Iniciado o processo, a proposta e as possibilidades de atuação foram aumentando. Tivemos a indicação de mais um local de abrigo de mulheres na mesma situação, com o qual fizemos contato e novamente, fomos super bem recebidas, com muito interesse e muita necessidade.
Nesse Hotel de Acolhimento para mulheres Cis e Trans – Albergue Dercy Gonçalves, na Tijuca, fizemos nova reunião, visitamos o local e identificamos mais possibilidades. As atividades voluntárias regulares, poderiam trazer alternativas arteterapêuticas de autoconhecimento, fortalecimento e autonomia e ainda promover a alteração da rotina, antecipando o horário de retorno e tirando as mulheres da rua mais cedo, tendo em vista que passam o dia ociosas.
A interação com essa rede de apoio, gerou mais uma indicação de Albergue, agora no Rio Comprido, uma URS (Unidade de Reinserção Social) Irmã Dulce, que também acolhe mulheres em situação de extrema vulnerabilidade social. Ali fomos recebidas pela diretora que também é arteterapeuta e se encantou com a proposta e a possibilidade de ter atividade tão importante e necessária para as mulheres da casa.
As conexões geradas foram se ampliando e a rede ainda nos indicou outro local, carente de atividades fortalecedoras. Fomos a mais uma reunião, agora no CREAS Stella Maris, na Ilha do Governador, com a responsável pela Central de Recepção, que recebeu a proposta do projeto de braços abertos. Um local enorme acolhendo adultos, famílias e idosos, cada grupo no seu espaço próprio. Ali encontramos 160 homens no pátio, onde passam o dia praticamente ociosos e por tudo que conversamos, saímos acreditando que ali seria um lugar de contar e ouvir histórias, de fazer arte, poder se expressar, criar. Saímos cheias de ideias, de novas propostas e possibilidades. Sempre planejando algo novo.

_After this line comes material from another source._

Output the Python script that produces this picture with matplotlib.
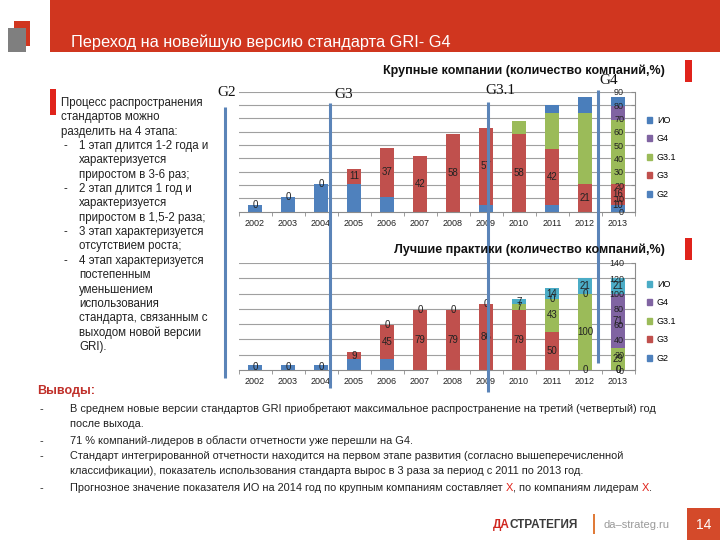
import matplotlib
matplotlib.use('Agg')
import matplotlib.pyplot as plt
from matplotlib.patches import Patch, Rectangle
from matplotlib.lines import Line2D
import numpy as np

plt.rcParams['font.family'] = ['Liberation Sans', 'DejaVu Sans']

W, H = 720, 540

years = ['2002', '2003', '2004', '2005', '2006', '2007',
         '2008', '2009', '2010', '2011', '2012', '2013']
series = ['G2', 'G3', 'G3.1', 'G4', 'ИО']

# Крупные компании
large_g2 = [5, 11, 21, 21, 11, 0, 0, 5, 0, 5, 0, 5]
large_g3 = [0, 0, 0, 11, 37, 42, 58, 58, 58, 42, 21, 16]
large_g31 = [0, 0, 0, 0, 0, 0, 0, 0, 10, 27, 53, 48]
large_g4 = [0, 0, 0, 0, 0, 0, 0, 0, 0, 0, 0, 10]
large_io = [0, 0, 0, 0, 0, 0, 0, 0, 0, 6, 12, 7]
large_lab_g2 = ['0', '0', '0', '', '', '', '', '', '', '', '', '10']
large_lab_g3 = ['', '', '', '11', '37', '42', '58', '57', '58', '42', '21', '16']

# Лучшие практики
best_g2 = [7, 7, 7, 14, 14, 0, 0, 0, 0, 0, 0, 0]
best_g3 = [0, 0, 0, 9, 45, 79, 79, 86, 79, 50, 0, 0]
best_g31 = [0, 0, 0, 0, 0, 0, 0, 0, 7, 43, 100, 29]
best_g4 = [0, 0, 0, 0, 0, 0, 0, 0, 0, 0, 0, 71]
best_io = [0, 0, 0, 0, 0, 0, 0, 0, 7, 14, 21, 21]
best_lab_g2 = ['0', '0', '0', '', '', '', '', '', '', '', '', '0']
best_lab_g3 = ['', '', '', '9', '45', '79', '79', '86', '79', '50', '0', '0']
best_lab_g31 = ['', '', '', '', '0', '0', '0', '0', '7', '43', '100', '29']
best_lab_g4 = ['', '', '', '', '', '', '', '', '', '0', '0', '71']
best_lab_io = ['', '', '', '', '', '', '', '', '7', '14', '21', '21']

C_G2 = '#4F81BD'
C_G3 = '#C0504D'
C_G31 = '#9BBB59'
C_G4 = '#8064A2'
C_IO_TOP = '#4A7EBB'
C_IO_BOT = '#4BACC6'
RED = '#D0361F'
TXT = '#222222'


def px_axes(fig, x0, y0, x1, y1):
    return fig.add_axes([x0 / W, 1 - y1 / H, (x1 - x0) / W, (y1 - y0) / H])


def stacked(ax, stacks, colors, labels, top_lab, ymax, ystep):
    x = np.arange(len(years))
    bottom = np.zeros(len(years))
    for vals, col, labs, at_top in zip(stacks, colors, labels, top_lab):
        vals = np.asarray(vals, float)
        ax.bar(x, vals, width=0.43, bottom=bottom, color=col, zorder=2)
        if labs is not None:
            for j, t in enumerate(labs):
                if not t:
                    continue
                y = bottom[j] + (vals[j] if at_top else vals[j] / 2)
                ax.text(x[j], y, t, ha='center', va='center', fontsize=7,
                        color=TXT, zorder=4)
        bottom += vals
    ax.set_xlim(-0.5, len(years) - 0.5)
    ax.set_ylim(0, ymax)
    yt = np.arange(0, ymax + 1, ystep)
    ax.set_yticks(yt)
    for v in yt[1:]:
        ax.axhline(v, color='#a0a0a0', lw=0.8, zorder=0.5)
    ax.set_xticks(x)
    ax.set_xticklabels(years)
    ax.set_xticks(np.arange(-0.5, len(years), 1), minor=True)
    ax.set_axisbelow(False)
    for s in ['top', 'left']:
        ax.spines[s].set_visible(False)
    for s in ['right', 'bottom']:
        ax.spines[s].set_color('#8c8c8c')
        ax.spines[s].set_linewidth(0.8)
    ax.yaxis.tick_right()
    ax.tick_params(axis='y', direction='in', length=3, pad=-7.5,
                   labelsize=6.5, colors='#8c8c8c', labelcolor=TXT)
    for t in ax.yaxis.get_major_ticks():
        t.label2.set_horizontalalignment('right')
    ax.tick_params(axis='x', which='major', length=0, pad=5, labelsize=6.5,
                   labelcolor=TXT)
    ax.tick_params(axis='x', which='minor', length=3, direction='out',
                   color='#8c8c8c')
    ax.set_facecolor('none')


fig = plt.figure(figsize=(7.2, 5.4), dpi=100)

ax1 = px_axes(fig, 238.5, 91.7, 634.5, 211.7)
stacked(ax1,
        [large_g2, large_g3, large_g31, large_g4, large_io],
        [C_G2, C_G3, C_G31, C_G4, C_IO_TOP],
        [large_lab_g2, large_lab_g3, None, None, None],
        [True, False, False, False, False], 90, 10)

ax2 = px_axes(fig, 238.5, 263, 634.5, 370)
stacked(ax2,
        [best_g2, best_g3, best_g31, best_g4, best_io],
        [C_G2, C_G3, C_G31, C_G4, C_IO_BOT],
        [best_lab_g2, best_lab_g3, best_lab_g31, best_lab_g4, best_lab_io],
        [False] * 5, 140, 20)

for ax, cols, top in [(ax1, [C_G2, C_G3, C_G31, C_G4, C_IO_TOP], 116),
                      (ax2, [C_G2, C_G3, C_G31, C_G4, C_IO_BOT], 280)]:
    handles = [Patch(color=c) for c in cols][::-1]
    ax.legend(handles, series[::-1], loc='upper left',
              bbox_to_anchor=(647 / W, 1 - top / H),
              bbox_transform=fig.transFigure, frameon=False, fontsize=6.5,
              handlelength=0.6, handleheight=0.6, handletextpad=0.5,
              labelspacing=1.05, borderpad=0, borderaxespad=0)

# overlay in pixel coordinates
ov = fig.add_axes([0, 0, 1, 1], zorder=10)
ov.set_xlim(0, W)
ov.set_ylim(H, 0)
ov.axis('off')
ov.patch.set_alpha(0)

# header
ov.add_patch(Rectangle((50, 0), W - 50, 52, color=RED, lw=0))
ov.add_patch(Rectangle((14, 21), 16, 25, color=RED, lw=0))
ov.add_patch(Rectangle((8, 28), 18, 24, color='#7f7f7f', lw=0))
ov.text(71, 42, 'Переход на новейшую версию стандарта GRI- G4', color='white',
        fontsize=11.8, va='center', ha='left')

# chart titles
ov.text(524, 71, 'Крупные компании (количество компаний,%)', fontsize=9,
        fontweight='bold', ha='center', va='center', color='#111111')
ov.text(529, 250, 'Лучшие практики (количество компаний,%)', fontsize=9,
        fontweight='bold', ha='center', va='center', color='#111111')
ov.add_patch(Rectangle((685, 60), 7, 22, color='#E0231B', lw=0))
ov.add_patch(Rectangle((685, 238), 7, 22, color='#E0231B', lw=0))

# standard version markers
for gx, gy, g in [(227, 92, 'G2'), (344, 94, 'G3'), (500, 91, 'G3.1'), (609, 80, 'G4')]:
    ov.text(gx, gy, g, family=['Liberation Serif', 'DejaVu Serif'], fontsize=11,
            ha='center', va='center', color='#111111')
for lx, y0, y1 in [(225, 107, 378), (330, 103, 388), (488, 102, 392), (598, 90, 363)]:
    ov.add_line(Line2D([lx, lx], [y0, y1], color='#5B84B8', lw=2.2,
                       solid_capstyle='butt'))

# left text block
ov.add_patch(Rectangle((50, 89), 6, 26, color='#E0231B', lw=0))
left_lines = [
    ('', 'Процесс распространения'),
    ('', 'стандартов можно'),
    ('', 'разделить на 4 этапа:'),
    ('-', '1 этап длится 1-2 года и'),
    ('', 'характеризуется'),
    ('', 'приростом в 3-6 раз;'),
    ('-', '2 этап длится 1 год и'),
    ('', 'характеризуется'),
    ('', 'приростом в 1,5-2 раза;'),
    ('-', '3 этап характеризуется'),
    ('', 'отсутствием роста;'),
    ('-', '4 этап характеризуется'),
    ('', 'постепенным'),
    ('', 'уменьшением'),
    ('', 'использования'),
    ('', 'стандарта, связанным с'),
    ('', 'выходом новой версии'),
    ('', 'GRI).'),
]
for i, (dash, line) in enumerate(left_lines):
    y = 103 + i * 14.35
    x = 61 if i < 3 else 79
    if dash:
        ov.text(63, y, dash, fontsize=8.3, va='center', color=TXT)
    ov.text(x, y, line, fontsize=8.3, va='center', color=TXT)

# conclusions
ov.text(37, 391, 'Выводы:', fontsize=9, fontweight='bold', color='#C0302A',
        va='center')
bullets = [
    ('-', [('В среднем новые версии стандартов GRI приобретают максимальное '
            'распространение на третий (четвертый) год', TXT)]),
    ('', [('после выхода.', TXT)]),
    ('-', [('71 % компаний-лидеров в области отчетности уже перешли на G4.', TXT)]),
    ('-', [('Стандарт интегрированной отчетности находится на первом этапе '
            'развития (согласно вышеперечисленной', TXT)]),
    ('', [('классификации), показатель использования стандарта вырос в 3 раза '
           'за период с 2011 по 2013 год.', TXT)]),
    ('-', [('Прогнозное значение показателя ИО на 2014 год по крупным компаниям '
            'составляет ', TXT), ('X', '#E0231B'),
           (', по компаниям лидерам ', TXT), ('X', '#E0231B'), ('.', TXT)]),
]
b_y = [409, 424, 441, 456, 471, 488]
for (dash, parts), y in zip(bullets, b_y):
    if dash:
        ov.text(40, y, dash, fontsize=7.9, va='center', color=TXT)
    t = ov.text(70, y, parts[0][0], fontsize=7.9, va='center', color=parts[0][1])
    for s, c in parts[1:]:
        t = ov.annotate(s, xy=(1, 0), xycoords=t, va='bottom', ha='left',
                        fontsize=7.9, color=c)

# footer
t = ov.text(493, 525, 'ДА', fontsize=8.5, fontweight='bold', color='#D0261E',
            va='center')
ov.annotate('СТРАТЕГИЯ', xy=(1, 0), xycoords=t, va='bottom', ha='left',
            fontsize=8.5, fontweight='bold', color='#3a3a3a')
ov.add_patch(Rectangle((593, 514), 2, 20, color='#E07B39', lw=0))
ov.text(603, 525, 'da–strateg.ru', fontsize=8, color='#9a9a9a', va='center')
ov.add_patch(Rectangle((687, 508), 33, 32, color='#D44A2A', lw=0))
ov.text(704, 525, '14', fontsize=10, color='white', ha='center', va='center')

fig.savefig('out.png', dpi=100)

E assim foram os primeiros passos de um trabalho que deve seguir por uma longa e intensa caminhada de cuidados e oportunidades, oferecendo arte como expressão, como possibilidade de encontro e reencontro, de resgate de histórias, de memórias, de identidades e de vidas.
O trabalho do Ciclo de Acolhimento oferecido por arteterapeutas voluntários da AARJ cuidando da população em situação de rua ou de extrema exclusão e vulnerabilidade, é mais do que um trabalho terapêutico, é uma ação de responsabilidade social, de cidadania, de respeito e valorização do ser humano e acima de tudo de solidariedade. Uma proposta de contribuir para um mundo melhor, menos desigual. Dando atenção e voz a uma população fortemente invisibilizada e super carente.
VERA DE FREITAS GUIMARÃES – Arteterapeuta (809/0717), Advogada, Curso de Formação Clínica e Pós-Graduação em Arteterapia/POMAR, Especialista em Envelhecimento Ativo Subjetividade e Arte. Membro da equipe docente da Clínica Pomar. Diretora Administrativa da AARJ. Professora de Artes do Instituto Zeca Pagodinho (desde 2011) e Diretora do Espaço Cultural Venha Conosco (desde 2012).